**Exercise requirements:** Nothing outside the lines from the one containing "Generate a web" through the one containing "const seriesNames = ['S3', 'DI', 'EA', 'IIOT', 'ERP', 'ML-EDM'];" should be copied, and no pictures either. Copy those lines exactly.
==== Data listing ====
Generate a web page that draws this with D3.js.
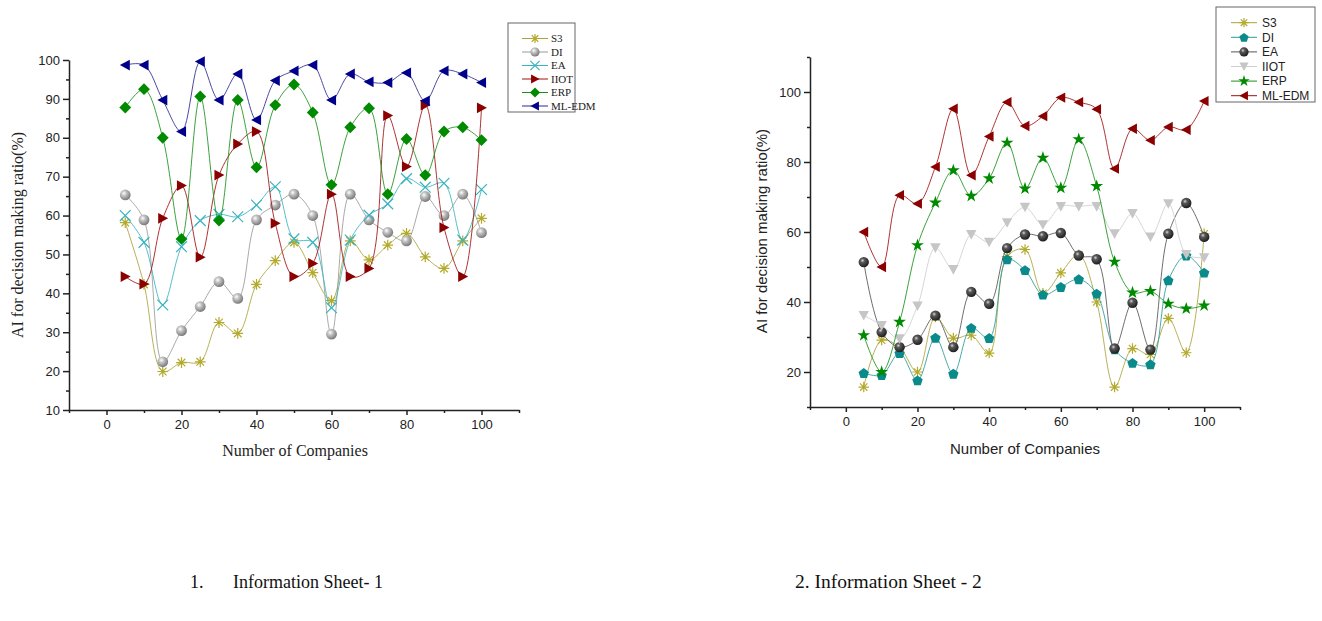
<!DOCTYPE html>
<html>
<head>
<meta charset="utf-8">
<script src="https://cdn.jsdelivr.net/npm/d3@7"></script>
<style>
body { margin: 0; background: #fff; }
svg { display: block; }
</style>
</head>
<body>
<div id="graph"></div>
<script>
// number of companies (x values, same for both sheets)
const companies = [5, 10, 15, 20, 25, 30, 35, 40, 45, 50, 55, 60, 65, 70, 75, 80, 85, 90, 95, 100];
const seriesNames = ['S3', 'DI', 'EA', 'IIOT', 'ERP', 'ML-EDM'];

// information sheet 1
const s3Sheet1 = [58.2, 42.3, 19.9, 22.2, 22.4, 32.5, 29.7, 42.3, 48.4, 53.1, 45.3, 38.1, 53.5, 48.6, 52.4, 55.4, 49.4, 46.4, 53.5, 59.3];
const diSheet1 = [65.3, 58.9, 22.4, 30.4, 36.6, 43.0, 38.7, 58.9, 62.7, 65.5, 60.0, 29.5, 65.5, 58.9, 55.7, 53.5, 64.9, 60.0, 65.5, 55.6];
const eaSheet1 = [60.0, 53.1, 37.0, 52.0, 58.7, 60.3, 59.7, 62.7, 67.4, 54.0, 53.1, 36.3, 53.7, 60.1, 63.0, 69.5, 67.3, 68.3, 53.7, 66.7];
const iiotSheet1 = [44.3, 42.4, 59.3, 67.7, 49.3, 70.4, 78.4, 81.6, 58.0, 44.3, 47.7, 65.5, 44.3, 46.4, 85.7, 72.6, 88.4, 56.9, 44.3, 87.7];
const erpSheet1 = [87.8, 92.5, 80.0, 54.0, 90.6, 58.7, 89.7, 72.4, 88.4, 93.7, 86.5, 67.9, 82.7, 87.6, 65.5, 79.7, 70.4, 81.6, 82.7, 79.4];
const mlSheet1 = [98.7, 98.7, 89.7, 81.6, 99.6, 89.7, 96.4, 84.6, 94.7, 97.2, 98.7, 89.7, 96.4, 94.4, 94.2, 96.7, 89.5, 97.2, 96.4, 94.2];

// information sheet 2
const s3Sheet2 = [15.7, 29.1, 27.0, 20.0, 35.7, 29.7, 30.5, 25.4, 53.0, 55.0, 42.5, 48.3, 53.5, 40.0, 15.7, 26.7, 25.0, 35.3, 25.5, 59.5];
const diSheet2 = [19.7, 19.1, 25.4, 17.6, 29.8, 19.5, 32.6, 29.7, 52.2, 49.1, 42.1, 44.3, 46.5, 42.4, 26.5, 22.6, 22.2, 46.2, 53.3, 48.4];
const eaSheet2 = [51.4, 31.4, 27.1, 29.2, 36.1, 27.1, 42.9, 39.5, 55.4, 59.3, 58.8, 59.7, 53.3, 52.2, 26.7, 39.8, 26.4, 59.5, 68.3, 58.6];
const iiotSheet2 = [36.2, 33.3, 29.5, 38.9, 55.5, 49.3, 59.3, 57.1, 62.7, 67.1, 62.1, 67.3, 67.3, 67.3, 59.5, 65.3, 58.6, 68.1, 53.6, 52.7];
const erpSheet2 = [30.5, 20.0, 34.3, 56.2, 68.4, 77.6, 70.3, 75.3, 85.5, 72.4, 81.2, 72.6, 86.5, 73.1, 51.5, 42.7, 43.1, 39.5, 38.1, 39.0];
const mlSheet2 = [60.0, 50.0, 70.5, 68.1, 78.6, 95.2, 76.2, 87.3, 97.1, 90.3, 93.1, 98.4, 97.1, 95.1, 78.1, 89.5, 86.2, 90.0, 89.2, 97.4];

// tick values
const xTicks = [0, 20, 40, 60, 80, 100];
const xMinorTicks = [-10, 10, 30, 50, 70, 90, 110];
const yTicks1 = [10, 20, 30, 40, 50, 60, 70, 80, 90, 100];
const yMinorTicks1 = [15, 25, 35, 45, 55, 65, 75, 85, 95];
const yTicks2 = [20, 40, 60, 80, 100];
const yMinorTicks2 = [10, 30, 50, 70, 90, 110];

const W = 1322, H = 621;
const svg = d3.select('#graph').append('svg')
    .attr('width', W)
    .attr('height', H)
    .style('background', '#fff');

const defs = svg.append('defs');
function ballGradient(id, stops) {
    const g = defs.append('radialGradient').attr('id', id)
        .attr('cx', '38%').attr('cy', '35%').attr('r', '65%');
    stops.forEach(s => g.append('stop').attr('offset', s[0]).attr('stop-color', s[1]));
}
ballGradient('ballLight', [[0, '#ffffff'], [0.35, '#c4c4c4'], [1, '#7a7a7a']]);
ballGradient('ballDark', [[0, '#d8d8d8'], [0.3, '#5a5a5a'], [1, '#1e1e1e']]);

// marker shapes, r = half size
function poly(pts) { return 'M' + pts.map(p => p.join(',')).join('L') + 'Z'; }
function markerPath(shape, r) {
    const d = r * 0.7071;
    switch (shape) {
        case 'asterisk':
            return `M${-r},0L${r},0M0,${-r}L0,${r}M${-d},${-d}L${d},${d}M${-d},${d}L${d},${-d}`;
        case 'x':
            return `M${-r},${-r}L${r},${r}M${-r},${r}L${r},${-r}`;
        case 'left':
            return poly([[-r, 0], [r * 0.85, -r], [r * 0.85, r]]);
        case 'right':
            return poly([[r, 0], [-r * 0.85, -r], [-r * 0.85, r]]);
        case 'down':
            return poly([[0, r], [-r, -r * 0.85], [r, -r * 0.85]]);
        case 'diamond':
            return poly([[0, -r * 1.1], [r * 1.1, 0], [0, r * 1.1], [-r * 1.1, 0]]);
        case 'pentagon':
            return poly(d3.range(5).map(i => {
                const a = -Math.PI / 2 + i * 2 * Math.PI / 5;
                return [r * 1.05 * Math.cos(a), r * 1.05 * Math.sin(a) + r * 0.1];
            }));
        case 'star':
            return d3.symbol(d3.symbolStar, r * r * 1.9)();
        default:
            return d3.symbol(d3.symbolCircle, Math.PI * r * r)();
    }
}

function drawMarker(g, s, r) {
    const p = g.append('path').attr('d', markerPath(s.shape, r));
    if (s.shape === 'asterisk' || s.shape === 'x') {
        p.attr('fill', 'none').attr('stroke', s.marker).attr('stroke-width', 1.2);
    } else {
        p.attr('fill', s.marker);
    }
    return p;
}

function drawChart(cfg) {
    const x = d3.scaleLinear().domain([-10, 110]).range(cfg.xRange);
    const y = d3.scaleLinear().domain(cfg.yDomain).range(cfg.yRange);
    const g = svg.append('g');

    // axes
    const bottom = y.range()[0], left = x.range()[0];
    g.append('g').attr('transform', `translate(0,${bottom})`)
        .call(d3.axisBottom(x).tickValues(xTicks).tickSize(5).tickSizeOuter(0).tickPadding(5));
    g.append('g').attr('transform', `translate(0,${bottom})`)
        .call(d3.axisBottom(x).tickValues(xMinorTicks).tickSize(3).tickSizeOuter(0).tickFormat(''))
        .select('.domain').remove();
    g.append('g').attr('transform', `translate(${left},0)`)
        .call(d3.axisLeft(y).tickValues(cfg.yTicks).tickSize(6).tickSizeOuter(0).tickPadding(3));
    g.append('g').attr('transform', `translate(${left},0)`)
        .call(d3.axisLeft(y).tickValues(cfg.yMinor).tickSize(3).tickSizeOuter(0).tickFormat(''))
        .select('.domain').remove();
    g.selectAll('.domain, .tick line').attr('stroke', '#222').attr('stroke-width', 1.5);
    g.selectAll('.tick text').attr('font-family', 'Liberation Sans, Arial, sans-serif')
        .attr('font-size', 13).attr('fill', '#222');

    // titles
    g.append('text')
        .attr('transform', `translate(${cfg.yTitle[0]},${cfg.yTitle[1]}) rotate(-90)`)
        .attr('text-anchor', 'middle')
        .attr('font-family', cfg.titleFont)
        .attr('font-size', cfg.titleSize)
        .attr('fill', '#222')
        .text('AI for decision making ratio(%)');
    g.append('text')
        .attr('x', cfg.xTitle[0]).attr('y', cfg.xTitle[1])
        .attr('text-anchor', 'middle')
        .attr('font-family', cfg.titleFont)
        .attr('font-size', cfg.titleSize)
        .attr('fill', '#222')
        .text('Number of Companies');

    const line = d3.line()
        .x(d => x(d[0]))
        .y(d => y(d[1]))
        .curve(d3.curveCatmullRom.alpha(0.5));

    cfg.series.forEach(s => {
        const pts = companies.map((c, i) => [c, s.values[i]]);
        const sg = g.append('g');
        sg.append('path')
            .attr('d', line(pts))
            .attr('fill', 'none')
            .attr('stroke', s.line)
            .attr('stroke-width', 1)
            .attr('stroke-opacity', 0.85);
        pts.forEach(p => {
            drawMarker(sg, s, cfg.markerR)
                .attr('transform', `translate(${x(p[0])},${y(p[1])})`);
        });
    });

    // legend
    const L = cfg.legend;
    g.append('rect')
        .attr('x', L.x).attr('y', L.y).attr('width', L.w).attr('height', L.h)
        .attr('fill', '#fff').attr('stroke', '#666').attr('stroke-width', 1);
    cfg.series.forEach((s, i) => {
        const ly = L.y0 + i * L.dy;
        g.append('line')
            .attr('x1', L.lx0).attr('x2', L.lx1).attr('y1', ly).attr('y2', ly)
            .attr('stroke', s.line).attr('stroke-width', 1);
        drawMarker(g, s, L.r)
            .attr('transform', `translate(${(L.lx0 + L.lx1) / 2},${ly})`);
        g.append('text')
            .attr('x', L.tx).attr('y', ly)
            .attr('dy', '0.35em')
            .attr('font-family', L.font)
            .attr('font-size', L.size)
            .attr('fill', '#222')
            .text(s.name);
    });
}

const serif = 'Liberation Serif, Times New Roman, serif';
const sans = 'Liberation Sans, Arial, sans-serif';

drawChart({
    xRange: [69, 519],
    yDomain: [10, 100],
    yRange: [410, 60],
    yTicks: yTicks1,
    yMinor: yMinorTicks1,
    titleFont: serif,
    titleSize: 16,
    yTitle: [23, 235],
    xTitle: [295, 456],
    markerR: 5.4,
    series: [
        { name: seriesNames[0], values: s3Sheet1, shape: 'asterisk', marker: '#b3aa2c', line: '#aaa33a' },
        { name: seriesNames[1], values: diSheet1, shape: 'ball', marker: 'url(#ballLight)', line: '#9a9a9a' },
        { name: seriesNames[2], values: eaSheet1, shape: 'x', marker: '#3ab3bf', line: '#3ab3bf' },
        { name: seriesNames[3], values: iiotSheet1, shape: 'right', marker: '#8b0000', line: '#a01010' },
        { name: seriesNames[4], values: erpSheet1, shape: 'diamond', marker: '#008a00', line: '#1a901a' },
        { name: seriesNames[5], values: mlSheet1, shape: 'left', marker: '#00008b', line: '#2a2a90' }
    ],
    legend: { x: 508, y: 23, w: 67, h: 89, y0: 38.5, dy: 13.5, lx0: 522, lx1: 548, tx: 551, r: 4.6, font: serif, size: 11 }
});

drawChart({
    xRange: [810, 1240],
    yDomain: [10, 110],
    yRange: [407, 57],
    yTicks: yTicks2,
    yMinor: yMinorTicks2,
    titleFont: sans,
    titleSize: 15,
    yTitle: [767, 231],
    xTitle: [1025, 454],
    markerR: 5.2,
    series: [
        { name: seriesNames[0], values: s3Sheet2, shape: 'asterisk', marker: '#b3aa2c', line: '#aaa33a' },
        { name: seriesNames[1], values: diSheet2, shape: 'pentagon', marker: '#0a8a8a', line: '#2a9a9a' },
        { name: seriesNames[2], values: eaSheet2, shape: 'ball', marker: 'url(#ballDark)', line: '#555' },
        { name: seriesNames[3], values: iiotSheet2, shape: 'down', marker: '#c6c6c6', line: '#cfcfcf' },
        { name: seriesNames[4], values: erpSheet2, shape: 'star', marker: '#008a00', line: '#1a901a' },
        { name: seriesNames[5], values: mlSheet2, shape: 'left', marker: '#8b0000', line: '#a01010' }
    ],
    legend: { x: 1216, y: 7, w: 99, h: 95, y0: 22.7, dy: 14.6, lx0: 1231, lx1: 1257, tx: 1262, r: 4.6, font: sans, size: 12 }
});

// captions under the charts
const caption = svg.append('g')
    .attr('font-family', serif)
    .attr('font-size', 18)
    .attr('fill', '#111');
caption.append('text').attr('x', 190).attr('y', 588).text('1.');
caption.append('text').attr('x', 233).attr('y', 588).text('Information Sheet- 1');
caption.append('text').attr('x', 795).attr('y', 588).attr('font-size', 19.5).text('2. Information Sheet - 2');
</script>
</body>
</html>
====
==== Data listing ====
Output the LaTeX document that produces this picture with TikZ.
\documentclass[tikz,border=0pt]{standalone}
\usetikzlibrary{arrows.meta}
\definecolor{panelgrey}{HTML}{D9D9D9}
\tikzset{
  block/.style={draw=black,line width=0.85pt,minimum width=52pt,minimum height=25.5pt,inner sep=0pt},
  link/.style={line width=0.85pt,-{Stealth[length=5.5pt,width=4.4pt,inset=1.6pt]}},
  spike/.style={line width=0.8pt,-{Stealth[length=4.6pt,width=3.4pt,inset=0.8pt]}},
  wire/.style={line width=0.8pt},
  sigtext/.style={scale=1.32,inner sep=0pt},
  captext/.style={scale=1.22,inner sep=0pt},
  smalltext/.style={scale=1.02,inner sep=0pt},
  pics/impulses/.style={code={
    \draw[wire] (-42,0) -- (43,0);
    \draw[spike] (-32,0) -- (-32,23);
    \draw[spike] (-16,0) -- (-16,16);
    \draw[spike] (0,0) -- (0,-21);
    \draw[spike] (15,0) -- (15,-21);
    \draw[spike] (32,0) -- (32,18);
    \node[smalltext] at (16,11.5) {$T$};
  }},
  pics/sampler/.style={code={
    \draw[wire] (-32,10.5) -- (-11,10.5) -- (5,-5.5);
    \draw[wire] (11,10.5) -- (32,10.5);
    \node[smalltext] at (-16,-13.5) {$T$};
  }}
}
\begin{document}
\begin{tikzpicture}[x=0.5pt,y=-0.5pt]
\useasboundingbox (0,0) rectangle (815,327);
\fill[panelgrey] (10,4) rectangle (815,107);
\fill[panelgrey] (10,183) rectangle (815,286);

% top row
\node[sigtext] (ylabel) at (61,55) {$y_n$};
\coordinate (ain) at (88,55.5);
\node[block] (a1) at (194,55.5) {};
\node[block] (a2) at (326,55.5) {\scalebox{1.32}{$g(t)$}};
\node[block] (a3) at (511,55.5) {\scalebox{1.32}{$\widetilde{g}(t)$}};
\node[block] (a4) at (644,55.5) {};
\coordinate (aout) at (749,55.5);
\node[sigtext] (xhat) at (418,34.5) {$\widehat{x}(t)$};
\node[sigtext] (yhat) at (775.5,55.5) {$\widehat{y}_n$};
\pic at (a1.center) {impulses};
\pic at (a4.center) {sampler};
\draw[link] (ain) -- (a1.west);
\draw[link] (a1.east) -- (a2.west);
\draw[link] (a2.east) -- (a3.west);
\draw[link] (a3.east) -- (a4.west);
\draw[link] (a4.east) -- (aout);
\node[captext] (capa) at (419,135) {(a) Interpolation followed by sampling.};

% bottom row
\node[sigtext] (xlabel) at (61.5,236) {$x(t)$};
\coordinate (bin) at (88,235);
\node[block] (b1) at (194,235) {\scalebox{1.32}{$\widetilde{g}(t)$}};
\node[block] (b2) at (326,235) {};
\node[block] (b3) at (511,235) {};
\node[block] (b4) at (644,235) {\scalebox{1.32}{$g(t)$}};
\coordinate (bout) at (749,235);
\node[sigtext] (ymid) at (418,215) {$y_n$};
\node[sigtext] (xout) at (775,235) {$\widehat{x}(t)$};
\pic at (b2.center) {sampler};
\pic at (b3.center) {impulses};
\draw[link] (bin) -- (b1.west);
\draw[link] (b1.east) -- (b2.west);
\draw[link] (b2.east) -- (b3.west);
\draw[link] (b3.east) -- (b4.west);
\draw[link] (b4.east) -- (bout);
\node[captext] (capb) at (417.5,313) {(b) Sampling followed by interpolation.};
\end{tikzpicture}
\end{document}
====
**Worked solution:**
Generate a web page that draws this with D3.js.
<!DOCTYPE html>
<html>
<head>
<meta charset="utf-8">
<script src="https://cdn.jsdelivr.net/npm/d3@7"></script>
<style>
body { margin: 0; background: #fff; }
svg { display: block; }
</style>
</head>
<body>
<div id="graph"></div>
<script>
// number of companies (x values, same for both sheets)
const companies = [5, 10, 15, 20, 25, 30, 35, 40, 45, 50, 55, 60, 65, 70, 75, 80, 85, 90, 95, 100];
const seriesNames = ['S3', 'DI', 'EA', 'IIOT', 'ERP', 'ML-EDM'];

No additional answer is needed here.